The work to find leaks is slow and inefficient. Supply companies use a geophone, an electronic device with an acoustic system, which works as a kind of “asphalt stethoscope”, capable of “listening” to the noise of the pipes and thus detecting leaks.

In search of a more efficient technology, Marília Lara and Antônio Oliveira created the startup Stattus4, in Sorocaba (inland of SP). The first device developed was an artificial intelligence system called 4Fluid Móvel, capable of identifying noise in underground pipelines and generating reports on the area.
Unlike the geophone, which needs a technician to operate it, the device can be used by anyone. It is a collector with a rod, which, when placed against the hydrometer, captures the sounds in the pipes in ten seconds.

Having the analysis, the supply company only sends employees to the place of the problem. “The team no longer needs to travel around the city looking for leaks. The hardware guarantees that the data is accurate. Our product is twice as fast as a geophone and, on average, costs half the price”, says Marília.

The value of the service varies according to the size of the supply concessionaire, the number of inhabitants in the municipality and the number of leaks in the region.

“Today, 53 Olympic swimming pools are saved every day by our technology. The goal is to reach 1,000 a day in three years”, says Marília.

Among the customers is Grupo Águas do Brasil, which serves cities such as Niterói (RJ), Petrópolis (RJ) and Votorantim (SP).
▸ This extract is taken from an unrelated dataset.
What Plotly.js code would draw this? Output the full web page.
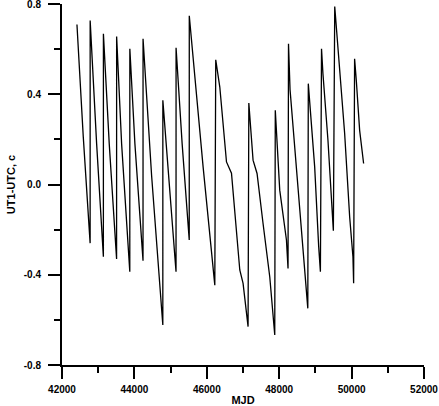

Together, the three have around 940,000 people.

In general, water losses occur along the network and distribution branches, as a result of leaks in the pipes or problems such as poor calibration of water meters, reading errors, fraud and clandestine connections.

Identifying and predicting leaks in the network was the challenge accepted by Thommas Flores, a fellow at the Laboratory of Energy and Hydraulic Efficiency in Sanitation (LENHS) at UFPB (Federal University of Paraíba).

“With AI (artificial intelligence) it is possible to take the consumption pattern of a supply system and compare it to consumption at any moment, and thus identify leaks”, says Flores, now a master in electrical engineering.

The project has already created an algorithm and is being tested in the water network of the UFPB laboratory. There are plans to apply the system to the João Pessoa (PB) network. Around 820,000 people would be impacted.